- [WHAT IS BEING ASKED] Pick out each line of the records that includes the string "draws", and copy it.
** begin RECORD EXCERPTS **
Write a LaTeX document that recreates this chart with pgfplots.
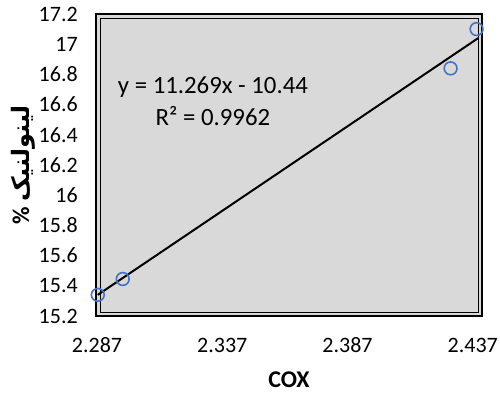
\documentclass[border=0pt]{standalone}
\usepackage{fontspec}
\setmainfont{Carlito}
\newfontfamily\arabicfont[Script=Arabic]{DejaVu Sans}
\TeXXeTstate=1
\usepackage{pgfplots}
\pgfplotsset{compat=1.18}
\definecolor{bg}{HTML}{D9D9D9}
\definecolor{mk}{HTML}{4472C4}
\begin{document}
\begin{tikzpicture}
\begin{axis}[
  at={(0,0)}, anchor=south west,
  scale only axis, width=193pt, height=151pt,
  xmin=2.287, xmax=2.437, ymin=15.2, ymax=17.2,
  xtick={2.287,2.337,2.387,2.437},
  xticklabels={2.287,2.337,2.387,2.437},
  ytick={15.2,15.4,15.6,15.8,16,16.2,16.4,16.6,16.8,17,17.2},
  yticklabels={15.2,15.4,15.6,15.8,16,16.2,16.4,16.6,16.8,17,17.2},
  major tick length=0,
  axis background/.style={fill=bg},
  axis line style={line width=1.4pt},
  tick label style={font=\fontsize{11}{13}\selectfont},
  xticklabel style={anchor=center, yshift=-14.5pt, xshift={0.5pt-1.7pt*\ticknum}},
  yticklabel style={anchor=east, xshift=-5.6pt},
  clip=false,
  xlabel={\textbf{COX}},
  xlabel style={at={([yshift=-32pt]axis description cs:0.5,0)}, anchor=center, font=\fontsize{12}{14}\selectfont},
  ylabel={\textbf{\% {\arabicfont\bfseries\beginR لینولنیک\endR}}},
  ylabel style={at={([xshift=-36.5pt]axis description cs:0,0.5)}, anchor=center, font=\fontsize{12}{14}\selectfont},
]
\draw[line width=0.4pt, black] ([xshift=2pt,yshift=2pt]rel axis cs:0,0) rectangle ([xshift=-2pt,yshift=-2pt]rel axis cs:1,1);
\addplot[black, line width=1pt] coordinates {(2.2877,15.34) (2.4355,17.04)};
\addplot[only marks, mark=o, mark size=3.2pt, mk, line width=0.8pt] coordinates {(2.2877,15.34) (2.2974,15.445) (2.4248,16.84) (2.4349,17.10)};
\node[align=center, font=\fontsize{12.4}{16}\selectfont] at (rel axis cs:0.303,0.712) {y = 11.269x - 10.44\\R² = 0.9962};
\end{axis}
\pgfresetboundingbox
\path (-48pt,-39pt) rectangle (202pt,158pt);
\end{tikzpicture}
\end{document}
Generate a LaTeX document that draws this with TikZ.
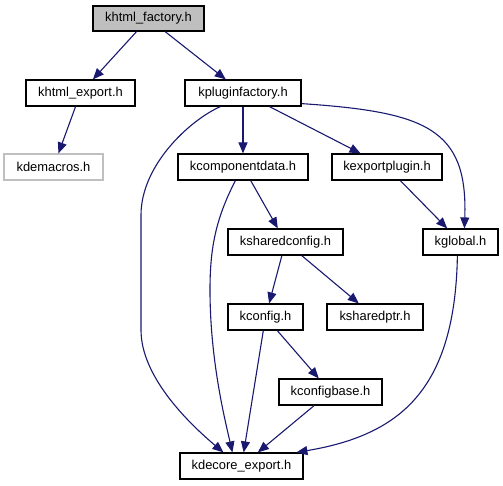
\documentclass[tikz,border=0pt]{standalone}
\usepackage{fontspec}
\setmainfont{Liberation Sans}
\usetikzlibrary{arrows.meta,calc}
\definecolor{edgecol}{HTML}{191970}
\definecolor{grayfill}{HTML}{BFBFBF}
\tikzset{
  hbox/.style={draw=black, line width=1.2pt, fill=white, inner sep=0pt, minimum height=26pt,
    font=\fontsize{12.9pt}{14pt}\selectfont, text=black},
  edge/.style={draw=edgecol, line width=1.1pt, -{Triangle[length=11pt,width=9pt]}},
}
\begin{document}
\begin{tikzpicture}[x=1pt,y=-1pt]
\useasboundingbox (0,0) rectangle (503,485);
\node[hbox, fill=grayfill, minimum width=111pt, minimum height=25pt] (kf) at (148.5,18.5) {khtml\_factory.h};
\node[hbox, minimum width=109pt] (ke) at (80.5,93) {khtml\_export.h};
\node[hbox, minimum width=116pt] (kpf) at (243,93) {kpluginfactory.h};
\node[hbox, draw=grayfill, minimum width=99pt] (kdm) at (53.5,167) {kdemacros.h};
\node[hbox, minimum width=130pt] (kcd) at (243,167) {kcomponentdata.h};
\node[hbox, minimum width=110pt] (kep) at (387,167) {kexportplugin.h};
\node[hbox, minimum width=115pt] (ksc) at (285.5,242) {ksharedconfig.h};
\node[hbox, minimum width=75pt] (kgl) at (460.5,242) {kglobal.h};
\node[hbox, minimum width=75pt] (kc) at (265.5,317) {kconfig.h};
\node[hbox, minimum width=96pt] (ksp) at (375,317) {ksharedptr.h};
\node[hbox, minimum width=103pt] (kcb) at (330.5,392) {kconfigbase.h};
\node[hbox, minimum width=123pt] (kde) at (241.5,466) {kdecore\_export.h};

\draw[edge] (kf) -- (ke);
\draw[edge] (kf) -- (kpf);
\draw[edge] (ke) -- (kdm);
\draw[edge] (kpf) -- (kcd);
\draw[edge] (kpf) -- (kep);
\draw[edge] (kcd) -- (ksc);
\draw[edge] (ksc) -- (kc);
\draw[edge] (ksc) -- (ksp);
\draw[edge] (kep) -- (kgl);
\draw[edge] (kc) -- (kde);
\draw[edge] (kc) -- (kcb);
\draw[edge] (kcb) -- (kde);

% curved edges
\draw[edge] ($(kpf.south east)+(0,-3)$) .. controls (425,112) and (468,128) .. ($(kgl.north west)+(42,0)$);
\draw[edge] ($(kpf.south west)+(36,0)$) .. controls (190,120) and (141,165) .. (141,215)
   -- (141,330) .. controls (141,375) and (185,420) .. ($(kde.north west)+(44,0)$);
\draw[edge] ($(kcd.south west)+(58,0)$) .. controls (215,220) and (210,250) .. (210,290)
   .. controls (210,360) and (225,420) .. ($(kde.north west)+(53,0)$);
\draw[edge] ($(kgl.south west)+(35,0)$) .. controls (455,390) and (400,435) .. ($(kde.north west)+(117,0)$);
\end{tikzpicture}
\end{document}
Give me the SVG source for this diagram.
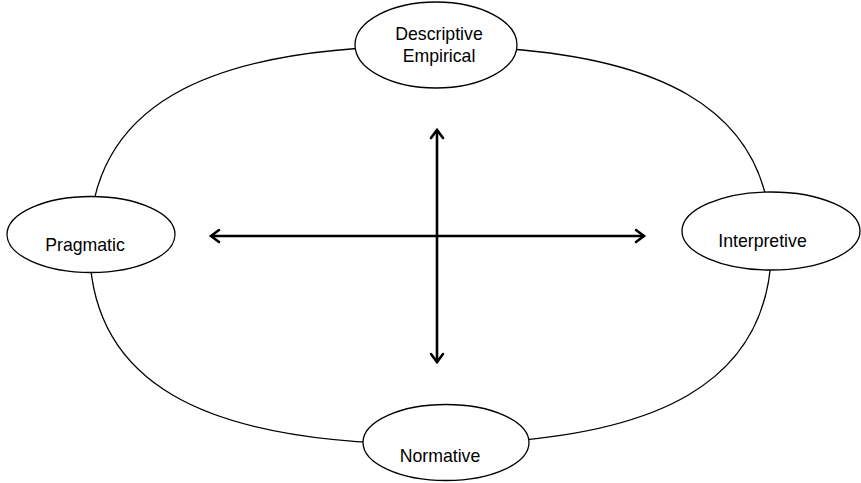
<svg xmlns="http://www.w3.org/2000/svg" width="861" height="483" viewBox="0 0 861 483">
<defs>
<style>
.big{fill:none;stroke:#000;stroke-width:1.3}
.node{fill:#fff;stroke:#000;stroke-width:1.3}
.lbl{font-family:"Liberation Sans",Arial,sans-serif;font-size:17.7px;fill:#000;text-anchor:middle}
.ax{stroke:#000;stroke-width:2.6;fill:none}
.hd{stroke:#000;stroke-width:2.6;fill:none;stroke-linecap:round;stroke-linejoin:miter}
</style>
</defs>
<rect width="861" height="483" fill="#fff"/>
<path class="big" d="M771.5,245 C771.5,109.7 662.4,46 430.5,46 C198.6,46 89.5,109.7 89.5,245 C89.5,380.3 198.6,444 430.5,444 C662.4,444 771.5,380.3 771.5,245 Z"/>
<g id="connectors">
<line class="ax" x1="211" y1="236" x2="644" y2="236"/>
<line class="ax" x1="437" y1="130" x2="437" y2="362"/>
<polyline class="hd" points="219,230 211,236 219,242"/>
<polyline class="hd" points="636,230 644,236 636,242"/>
<polyline class="hd" points="431,138 437,130 443,138"/>
<polyline class="hd" points="431,354 437,362 443,354"/>
</g>
<g id="descriptive">
<ellipse class="node" cx="436" cy="45" rx="81" ry="43"/>
<text class="lbl" x="439" y="40">Descriptive</text>
<text class="lbl" x="439" y="61.5">Empirical</text>
</g>
<g id="pragmatic">
<ellipse class="node" cx="91" cy="234.5" rx="84" ry="38"/>
<text class="lbl" x="85" y="251">Pragmatic</text>
</g>
<g id="interpretive">
<ellipse class="node" cx="771" cy="231" rx="89" ry="39"/>
<text class="lbl" x="762.5" y="246.5">Interpretive</text>
</g>
<g id="normative">
<ellipse class="node" cx="446" cy="442.5" rx="83" ry="38"/>
<text class="lbl" x="440" y="461.5">Normative</text>
</g>
</svg>
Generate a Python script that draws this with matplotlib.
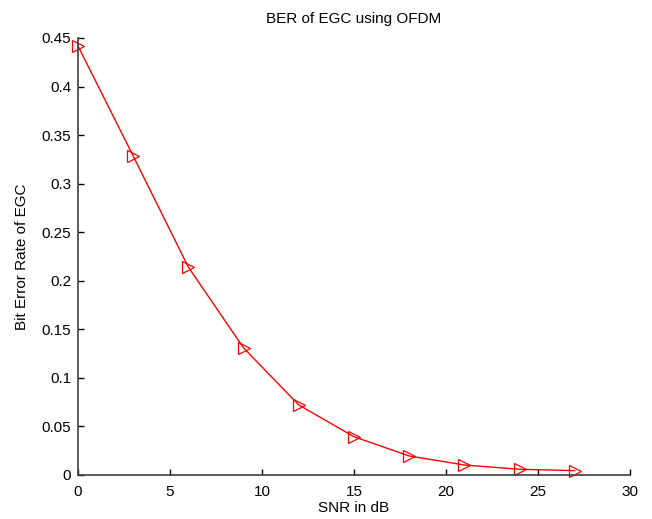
import matplotlib
matplotlib.use("Agg")
import matplotlib.pyplot as plt

snr = [0, 3, 6, 9, 12, 15, 18, 21, 24, 27]
ber = [0.4418, 0.3285, 0.214, 0.1308, 0.0721, 0.0394, 0.0196, 0.0103, 0.0059, 0.0045]
xticks = [0, 5, 10, 15, 20, 25, 30]
yticks = [0, 0.05, 0.1, 0.15, 0.2, 0.25, 0.3, 0.35, 0.4, 0.45]
yticklabels = ["0", "0.05", "0.1", "0.15", "0.2", "0.25", "0.3", "0.35", "0.4", "0.45"]

fs = 11
plt.rcParams['font.family'] = ['Liberation Sans', 'DejaVu Sans']
fig = plt.figure(figsize=(6.52, 5.19), dpi=100)
ax = fig.add_axes([78/652, 44/519, 552/652, 437/519])
ax.plot(snr, ber, color='red', lw=1.0, marker='>', markersize=8,
        markerfacecolor='none', markeredgecolor='red', markeredgewidth=0.9, clip_on=False)
ax.set_xlim(0, 30)
ax.set_ylim(0, 0.45)
ax.set_xticks(xticks)
ax.set_yticks(yticks)
ax.set_yticklabels(yticklabels)
for s in ['top', 'right']:
    ax.spines[s].set_visible(False)
for s in ['left', 'bottom']:
    ax.spines[s].set_color('#404040')
    ax.spines[s].set_linewidth(1.2)
ax.tick_params(direction='in', length=4, width=1, colors='black', labelsize=fs)
ax.tick_params(axis='x', pad=7)
ax.tick_params(axis='y', pad=5)
ax.set_xlabel('SNR in dB', fontsize=fs, labelpad=2)
ax.set_ylabel('Bit Error Rate of EGC', fontsize=fs, labelpad=9)
ax.set_title('BER of EGC using OFDM', fontsize=fs, pad=11)
fig.savefig('out.png', dpi=100)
** end RECORD EXCERPTS **
- [CORRECT RESPONSE]
Generate a LaTeX document that draws this with TikZ.
Generate a Python script that draws this with matplotlib.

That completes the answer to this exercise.